* Information provided
BEGIN

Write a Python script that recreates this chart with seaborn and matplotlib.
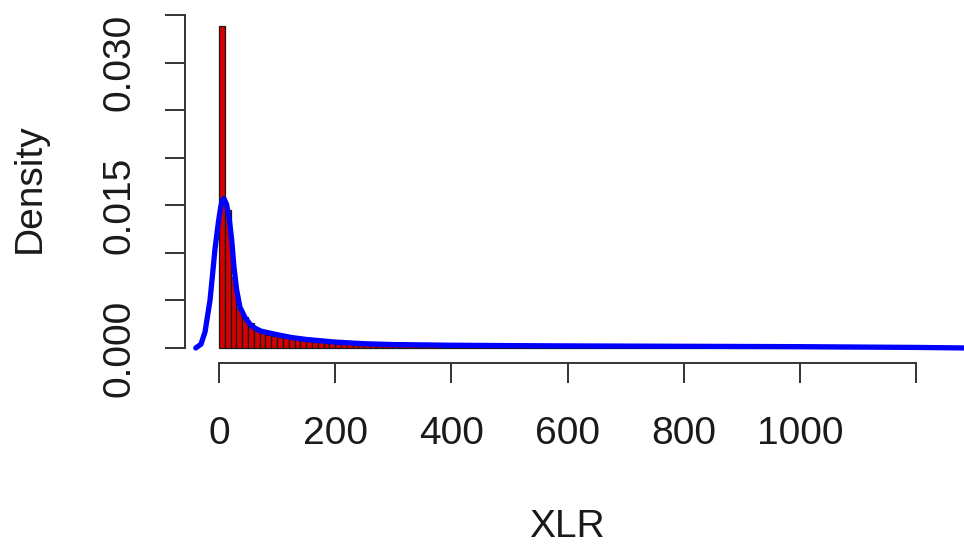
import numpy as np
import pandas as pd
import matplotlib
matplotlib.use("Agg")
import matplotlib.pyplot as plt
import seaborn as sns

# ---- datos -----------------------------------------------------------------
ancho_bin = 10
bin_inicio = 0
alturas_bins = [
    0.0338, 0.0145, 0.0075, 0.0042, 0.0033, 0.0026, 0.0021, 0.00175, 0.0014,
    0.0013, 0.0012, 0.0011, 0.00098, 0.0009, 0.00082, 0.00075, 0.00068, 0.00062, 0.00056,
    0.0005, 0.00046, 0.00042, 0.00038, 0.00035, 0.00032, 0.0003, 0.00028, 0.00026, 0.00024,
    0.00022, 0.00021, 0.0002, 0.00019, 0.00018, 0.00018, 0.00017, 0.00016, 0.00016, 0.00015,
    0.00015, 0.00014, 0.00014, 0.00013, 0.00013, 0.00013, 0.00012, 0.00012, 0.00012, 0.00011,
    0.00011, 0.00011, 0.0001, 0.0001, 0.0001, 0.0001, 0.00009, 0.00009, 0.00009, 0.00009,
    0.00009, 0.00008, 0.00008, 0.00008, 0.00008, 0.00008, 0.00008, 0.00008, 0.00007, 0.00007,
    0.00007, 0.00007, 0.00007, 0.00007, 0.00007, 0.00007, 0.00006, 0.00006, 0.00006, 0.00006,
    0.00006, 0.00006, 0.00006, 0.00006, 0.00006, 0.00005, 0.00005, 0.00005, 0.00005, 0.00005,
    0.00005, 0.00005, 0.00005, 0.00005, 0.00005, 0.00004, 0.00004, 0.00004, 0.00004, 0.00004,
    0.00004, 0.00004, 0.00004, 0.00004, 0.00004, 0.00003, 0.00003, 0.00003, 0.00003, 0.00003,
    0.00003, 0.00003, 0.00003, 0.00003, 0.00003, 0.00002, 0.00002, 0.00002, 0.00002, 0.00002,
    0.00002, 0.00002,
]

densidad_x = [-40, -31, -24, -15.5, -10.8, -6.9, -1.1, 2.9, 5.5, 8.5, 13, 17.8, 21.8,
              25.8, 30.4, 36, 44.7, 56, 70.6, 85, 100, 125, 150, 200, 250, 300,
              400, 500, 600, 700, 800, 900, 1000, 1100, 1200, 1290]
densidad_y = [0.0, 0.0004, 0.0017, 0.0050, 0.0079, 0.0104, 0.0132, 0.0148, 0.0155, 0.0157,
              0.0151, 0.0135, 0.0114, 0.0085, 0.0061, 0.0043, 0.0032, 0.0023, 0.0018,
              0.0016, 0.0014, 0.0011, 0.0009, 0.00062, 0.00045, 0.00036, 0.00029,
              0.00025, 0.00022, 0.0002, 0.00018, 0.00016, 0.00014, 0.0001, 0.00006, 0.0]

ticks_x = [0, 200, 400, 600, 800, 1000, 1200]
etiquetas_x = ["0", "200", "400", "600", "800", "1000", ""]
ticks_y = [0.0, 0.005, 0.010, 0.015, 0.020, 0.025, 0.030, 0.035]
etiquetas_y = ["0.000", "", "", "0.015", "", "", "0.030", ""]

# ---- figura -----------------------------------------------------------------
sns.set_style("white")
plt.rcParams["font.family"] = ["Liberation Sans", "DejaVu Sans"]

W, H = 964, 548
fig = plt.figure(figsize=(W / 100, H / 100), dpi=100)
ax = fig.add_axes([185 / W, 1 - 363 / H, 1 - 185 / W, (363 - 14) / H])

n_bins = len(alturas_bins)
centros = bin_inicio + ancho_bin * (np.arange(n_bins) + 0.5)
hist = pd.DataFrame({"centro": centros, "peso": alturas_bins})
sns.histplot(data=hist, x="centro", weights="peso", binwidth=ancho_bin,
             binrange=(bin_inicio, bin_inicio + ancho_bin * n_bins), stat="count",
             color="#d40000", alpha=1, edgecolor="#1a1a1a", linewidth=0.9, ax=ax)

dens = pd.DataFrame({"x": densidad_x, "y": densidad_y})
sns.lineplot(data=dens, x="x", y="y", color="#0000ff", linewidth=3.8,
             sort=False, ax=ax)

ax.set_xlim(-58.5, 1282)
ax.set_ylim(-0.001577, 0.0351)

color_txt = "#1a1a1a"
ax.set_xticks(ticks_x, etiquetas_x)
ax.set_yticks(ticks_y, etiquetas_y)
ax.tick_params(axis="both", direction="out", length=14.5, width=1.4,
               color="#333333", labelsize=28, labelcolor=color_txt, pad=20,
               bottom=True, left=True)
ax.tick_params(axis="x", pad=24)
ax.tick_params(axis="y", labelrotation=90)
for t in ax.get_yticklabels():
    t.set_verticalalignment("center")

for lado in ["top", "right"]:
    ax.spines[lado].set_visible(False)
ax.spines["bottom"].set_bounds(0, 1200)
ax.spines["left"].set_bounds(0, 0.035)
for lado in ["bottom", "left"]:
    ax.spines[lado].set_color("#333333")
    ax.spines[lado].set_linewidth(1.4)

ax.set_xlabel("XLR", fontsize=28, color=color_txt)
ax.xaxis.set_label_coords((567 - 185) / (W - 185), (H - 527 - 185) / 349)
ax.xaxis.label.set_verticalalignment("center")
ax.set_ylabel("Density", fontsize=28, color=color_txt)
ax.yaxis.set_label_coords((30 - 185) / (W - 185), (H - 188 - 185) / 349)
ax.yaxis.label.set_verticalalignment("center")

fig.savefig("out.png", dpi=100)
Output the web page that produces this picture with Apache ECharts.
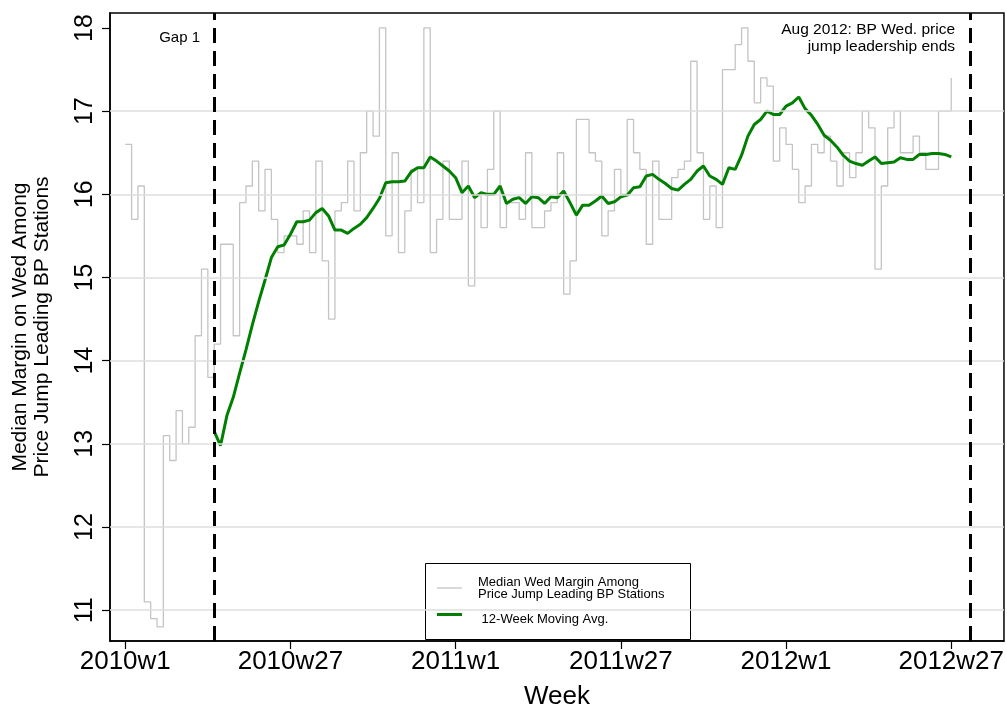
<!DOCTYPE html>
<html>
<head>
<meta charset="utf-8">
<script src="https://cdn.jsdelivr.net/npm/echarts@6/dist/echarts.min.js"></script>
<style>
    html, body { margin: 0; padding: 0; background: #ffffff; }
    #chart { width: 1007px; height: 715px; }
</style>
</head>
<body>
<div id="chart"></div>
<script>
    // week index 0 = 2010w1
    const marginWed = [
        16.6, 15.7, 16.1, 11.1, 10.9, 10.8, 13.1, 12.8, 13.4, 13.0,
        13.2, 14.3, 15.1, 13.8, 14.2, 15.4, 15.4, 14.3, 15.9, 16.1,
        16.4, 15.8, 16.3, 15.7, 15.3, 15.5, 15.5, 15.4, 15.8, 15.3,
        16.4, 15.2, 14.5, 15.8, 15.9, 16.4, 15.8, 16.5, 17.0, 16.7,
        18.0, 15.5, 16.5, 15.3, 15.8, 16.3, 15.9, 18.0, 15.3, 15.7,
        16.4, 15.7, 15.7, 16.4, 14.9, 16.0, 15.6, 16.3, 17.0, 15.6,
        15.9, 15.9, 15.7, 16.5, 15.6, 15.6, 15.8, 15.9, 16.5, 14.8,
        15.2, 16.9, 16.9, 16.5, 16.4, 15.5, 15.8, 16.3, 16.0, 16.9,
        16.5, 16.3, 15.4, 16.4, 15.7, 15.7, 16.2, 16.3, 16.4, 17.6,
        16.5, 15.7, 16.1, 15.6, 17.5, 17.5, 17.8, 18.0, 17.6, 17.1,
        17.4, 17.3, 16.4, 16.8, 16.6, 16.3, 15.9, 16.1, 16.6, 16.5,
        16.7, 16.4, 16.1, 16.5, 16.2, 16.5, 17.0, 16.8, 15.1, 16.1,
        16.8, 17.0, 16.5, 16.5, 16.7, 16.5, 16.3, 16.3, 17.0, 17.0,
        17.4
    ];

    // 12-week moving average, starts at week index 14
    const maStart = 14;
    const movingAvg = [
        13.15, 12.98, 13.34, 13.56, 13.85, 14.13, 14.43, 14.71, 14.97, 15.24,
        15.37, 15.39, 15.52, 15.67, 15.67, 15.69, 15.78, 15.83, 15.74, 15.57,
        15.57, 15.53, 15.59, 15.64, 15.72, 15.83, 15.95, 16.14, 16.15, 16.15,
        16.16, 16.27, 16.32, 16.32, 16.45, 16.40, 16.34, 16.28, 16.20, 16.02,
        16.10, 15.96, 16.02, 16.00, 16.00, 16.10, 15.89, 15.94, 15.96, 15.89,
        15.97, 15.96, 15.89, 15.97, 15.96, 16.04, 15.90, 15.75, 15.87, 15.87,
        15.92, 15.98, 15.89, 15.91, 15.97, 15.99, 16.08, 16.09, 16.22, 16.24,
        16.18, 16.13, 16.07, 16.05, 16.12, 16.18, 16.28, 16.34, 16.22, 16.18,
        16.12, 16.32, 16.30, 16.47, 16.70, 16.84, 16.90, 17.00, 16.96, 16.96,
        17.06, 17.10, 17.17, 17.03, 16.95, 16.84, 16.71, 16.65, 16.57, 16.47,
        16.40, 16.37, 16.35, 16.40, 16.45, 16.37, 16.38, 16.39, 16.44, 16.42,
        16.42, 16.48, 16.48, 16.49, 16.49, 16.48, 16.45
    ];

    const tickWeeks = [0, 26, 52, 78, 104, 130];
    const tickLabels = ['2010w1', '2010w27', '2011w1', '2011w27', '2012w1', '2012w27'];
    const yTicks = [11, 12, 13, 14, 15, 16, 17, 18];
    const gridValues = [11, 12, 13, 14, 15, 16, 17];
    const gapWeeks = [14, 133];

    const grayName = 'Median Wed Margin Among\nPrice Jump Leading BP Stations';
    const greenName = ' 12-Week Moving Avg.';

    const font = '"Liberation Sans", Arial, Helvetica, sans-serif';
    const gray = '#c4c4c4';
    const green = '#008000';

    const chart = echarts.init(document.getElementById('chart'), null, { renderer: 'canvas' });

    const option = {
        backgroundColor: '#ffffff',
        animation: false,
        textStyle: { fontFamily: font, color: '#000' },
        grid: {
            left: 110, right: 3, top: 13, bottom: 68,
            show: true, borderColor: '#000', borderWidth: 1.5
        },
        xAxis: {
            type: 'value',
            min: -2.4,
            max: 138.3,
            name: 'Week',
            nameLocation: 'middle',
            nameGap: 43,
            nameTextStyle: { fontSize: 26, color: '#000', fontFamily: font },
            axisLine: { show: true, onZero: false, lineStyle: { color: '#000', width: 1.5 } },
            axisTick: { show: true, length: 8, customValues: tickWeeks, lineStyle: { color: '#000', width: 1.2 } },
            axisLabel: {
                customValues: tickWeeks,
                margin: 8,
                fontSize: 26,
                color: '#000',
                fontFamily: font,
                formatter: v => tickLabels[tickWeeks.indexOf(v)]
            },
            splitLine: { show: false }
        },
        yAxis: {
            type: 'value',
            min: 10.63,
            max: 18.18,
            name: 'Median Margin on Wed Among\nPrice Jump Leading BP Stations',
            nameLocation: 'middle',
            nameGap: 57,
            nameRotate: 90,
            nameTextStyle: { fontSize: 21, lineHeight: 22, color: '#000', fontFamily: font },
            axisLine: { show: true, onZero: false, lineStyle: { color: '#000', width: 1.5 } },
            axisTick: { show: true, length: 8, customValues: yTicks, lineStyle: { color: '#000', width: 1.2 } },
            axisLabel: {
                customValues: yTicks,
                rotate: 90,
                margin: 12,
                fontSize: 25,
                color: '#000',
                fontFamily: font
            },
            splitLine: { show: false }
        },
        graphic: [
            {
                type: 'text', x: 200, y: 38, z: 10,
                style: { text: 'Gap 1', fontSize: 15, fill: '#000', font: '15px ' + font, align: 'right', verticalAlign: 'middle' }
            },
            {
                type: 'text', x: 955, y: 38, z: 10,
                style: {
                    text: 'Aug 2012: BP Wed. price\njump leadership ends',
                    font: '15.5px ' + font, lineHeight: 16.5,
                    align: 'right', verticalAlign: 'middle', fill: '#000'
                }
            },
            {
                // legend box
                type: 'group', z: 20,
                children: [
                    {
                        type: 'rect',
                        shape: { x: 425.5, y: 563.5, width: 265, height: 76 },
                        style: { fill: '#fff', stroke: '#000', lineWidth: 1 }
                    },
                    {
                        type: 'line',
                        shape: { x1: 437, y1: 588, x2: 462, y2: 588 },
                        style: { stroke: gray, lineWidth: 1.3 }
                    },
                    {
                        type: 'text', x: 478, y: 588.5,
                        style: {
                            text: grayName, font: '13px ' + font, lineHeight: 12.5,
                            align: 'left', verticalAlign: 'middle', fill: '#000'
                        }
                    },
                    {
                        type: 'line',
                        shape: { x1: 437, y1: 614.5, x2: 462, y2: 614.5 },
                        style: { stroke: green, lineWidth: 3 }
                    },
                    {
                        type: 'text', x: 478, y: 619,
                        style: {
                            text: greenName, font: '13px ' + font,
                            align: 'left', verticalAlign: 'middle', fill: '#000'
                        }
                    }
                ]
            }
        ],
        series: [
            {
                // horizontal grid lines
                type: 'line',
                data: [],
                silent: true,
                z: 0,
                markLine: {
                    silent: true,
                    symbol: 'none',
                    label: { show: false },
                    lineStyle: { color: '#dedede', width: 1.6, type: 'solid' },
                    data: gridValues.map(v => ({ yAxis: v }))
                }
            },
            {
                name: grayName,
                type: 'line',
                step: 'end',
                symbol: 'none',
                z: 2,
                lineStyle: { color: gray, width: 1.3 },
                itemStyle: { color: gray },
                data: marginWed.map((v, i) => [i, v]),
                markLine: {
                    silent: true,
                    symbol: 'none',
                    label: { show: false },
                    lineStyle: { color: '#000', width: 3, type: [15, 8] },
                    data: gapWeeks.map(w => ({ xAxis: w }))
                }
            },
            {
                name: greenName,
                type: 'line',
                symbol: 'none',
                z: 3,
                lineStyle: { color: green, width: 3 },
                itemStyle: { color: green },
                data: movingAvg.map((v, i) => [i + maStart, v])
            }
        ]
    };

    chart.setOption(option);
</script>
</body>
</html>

END

* Task to complete
Leave out the pictures and restate, word for word, the lines from the top of the data through the line containing "import seaborn as sns", both included.

* Full answer
Write a Python script that recreates this chart with seaborn and matplotlib.
import numpy as np
import pandas as pd
import matplotlib
matplotlib.use("Agg")
import matplotlib.pyplot as plt
import seaborn as sns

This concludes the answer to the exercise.